Islington Council sells off flats to build houses

Islington, one of the most expensive corners of the capital, is helping its low income workers onto the property ladder

Islington Council has agreed to sell off 60 studio and one-bedroom council flats each year under shared ownership rules. The council says it has too many small flats and will use the sales income to help build desperately needed family homes.

The project, approved by the council’s executive committee on November 25, could be rolled out across London if it the scheme is a success.
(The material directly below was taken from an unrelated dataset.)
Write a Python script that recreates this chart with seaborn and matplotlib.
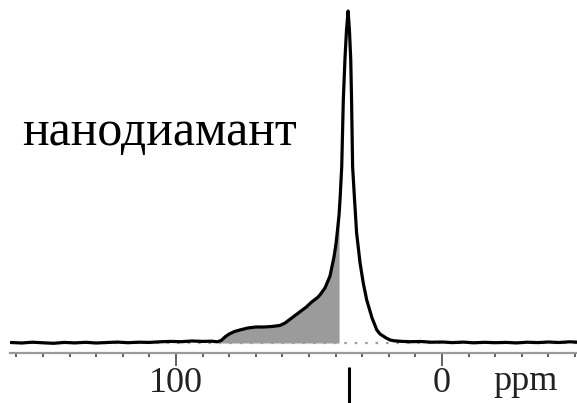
import numpy as np
import pandas as pd
import matplotlib
matplotlib.use("Agg")
import matplotlib.pyplot as plt
import seaborn as sns

# ---- data ----
ppm = [162, 158, 154, 150, 146, 142, 138, 134, 130, 126, 122, 118, 114, 110,
       106, 102, 98, 94, 90, 86.5, 84.5, 83.0, 81.6, 80.0, 78.0, 76.0, 73.0,
       70.0, 67.0, 64.0, 61.0, 59.0, 57.0, 55.0, 53.0, 51.0, 49.0, 47.0,
       45.9, 44.0, 43.2, 42.1, 41.4, 40.6, 39.8, 39.4, 38.7, 38.3, 37.7,
       37.1, 36.5, 35.9, 35.3, 34.8, 34.3, 34.0, 33.6, 32.8, 32.1, 30.8,
       29.6, 28.3, 26.3, 24.5, 23.3, 21.0, 19.5, 18.0, 15.0,
       12.0, 8.0, 4.0, 0.0, -4.0, -8.0, -12.0, -16.0, -20.0, -24.0, -28.0,
       -32.0, -36.0, -40.0, -44.0, -48.0, -51.0]
intensity = [0.5, 0.0, 0.8, 0.2, -0.3, 0.6, 0.1, 0.7, 0.0, 0.5, 0.9, 0.3,
             0.8, 0.6, 1.2, 1.6, 1.3, 2.0, 1.6, 1.8, 1.2, 2.5, 6, 9, 11.5,
             13, 15, 16, 16, 16.5, 17.5, 20, 24, 28, 32, 36, 41, 45,
             48, 55, 60, 67, 76, 86, 100, 110, 128, 145, 176,
             243, 283, 313, 332, 313, 283, 243, 176, 140, 110, 80,
             60, 43, 25, 13, 9, 5, 3, 2.2, 1.6,
             1.3, 1.5, 0.8, 1.0, 0.4, 0.9, 0.2, 0.7, 0.3, 0.6, 0.1,
             0.8, 0.4, 1.0, 0.5, 1.2, 0.8]
shade_from = 84.0
shade_to = 38.7
xticks_major = [100, 0]
xtick_labels = ["100", "0"]
title_text = "нанодиамант"
unit_text = "ppm"
marker_ppm = 35.0

df = pd.DataFrame({"ppm": ppm, "I": intensity})

sns.set_theme(style="white")
plt.rcParams["font.family"] = ["Liberation Serif", "DejaVu Serif"]

W, H = 577, 403
fig = plt.figure(figsize=(W / 100, H / 100), dpi=100)
ax = fig.add_axes([10 / W, 1 - 353 / H, 567 / W, 353 / H])

# baseline dotted
ax.axhline(0, color="#a0a0a0", lw=1.6, ls=(0, (1.2, 3.5)), zorder=1)

# shaded region
m = (df["ppm"] <= shade_from) & (df["ppm"] >= shade_to)
ax.fill_between(df["ppm"][m], 0, df["I"][m], color="#9b9b9b", lw=0, zorder=2)

sns.lineplot(data=df, x="ppm", y="I", sort=False, color="black", lw=2.3,
             ax=ax, zorder=3)

ax.set_xlim(162.4, -50.75)
ax.set_ylim(-10, 343)
ax.set_xlabel("")
ax.set_ylabel("")
ax.set_yticks([])

for s in ["top", "left", "right"]:
    ax.spines[s].set_visible(False)
ax.spines["bottom"].set_color("#9a9a9a")
ax.spines["bottom"].set_linewidth(1.6)

ax.set_xticks(xticks_major)
ax.set_xticklabels(xtick_labels, fontsize=26, color="#222222")
ax.set_xticks(np.arange(160, -51, -10), minor=True)
ax.tick_params(axis="x", which="major", direction="out", length=9, width=1.3,
               color="#555555", pad=1, bottom=True)
ax.tick_params(axis="x", which="minor", direction="out", length=3, width=1.3,
               color="#555555", bottom=True)

# marker bar below axis
ax.plot([marker_ppm, marker_ppm], [-24, -70], color="black", lw=2.2,
        clip_on=False, solid_capstyle="butt")

fig.text(493 / W, 1 - 390 / H, unit_text, fontsize=26, color="#222222",
         ha="left", va="baseline")
fig.text(22 / W, 1 - 145 / H, title_text, fontsize=36, color="black",
         ha="left", va="baseline")

fig.savefig("out.png", dpi=100)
Councillor James Murray, Islington’s housing chief, said the borough currently has 3,000 families living in overcrowded conditions. “It is not unheard of to have seven people living in a two-bedroom flat,” he said. “The priority we have is to build more family-size housing and we need to raise the money somehow in order to relieve overcrowding.”

The first tranche of ten homes will be sold in early 2011, with existing tenants, their children, and people on the council’s housing waiting list being given priority. A report on the project points out that Labour-controlled Islington is one of the most expensive boroughs in London, and the scheme will allow buyers on low and middle incomes to get a toehold in an area in danger of becoming “polarised“ towards the wealthy.

Belinda Porich, head of the London region of the National Housing Federation, gave the proposals a cautious welcome. “Certainly they do need more family housing; it is not a bad idea on the face of it but you are going to end up with fewer properties overall and what will happen to the people already in the flats?” Councillor Murray pledged that homes would only be sold when they became empty.

The news comes as the Government attempts the most radical reform of England’s council housing system since Margaret Thatcher’s “right to buy” scheme in the 1980s.

Housing minister Grant Shapps has announced an end to the “home for life” system which saw tenants given open-ended rights to stay in council homes - instead councils and housing associations will be able to offer contracts of just two years. Campaigners claim it could make the vulnerable households in society homeless.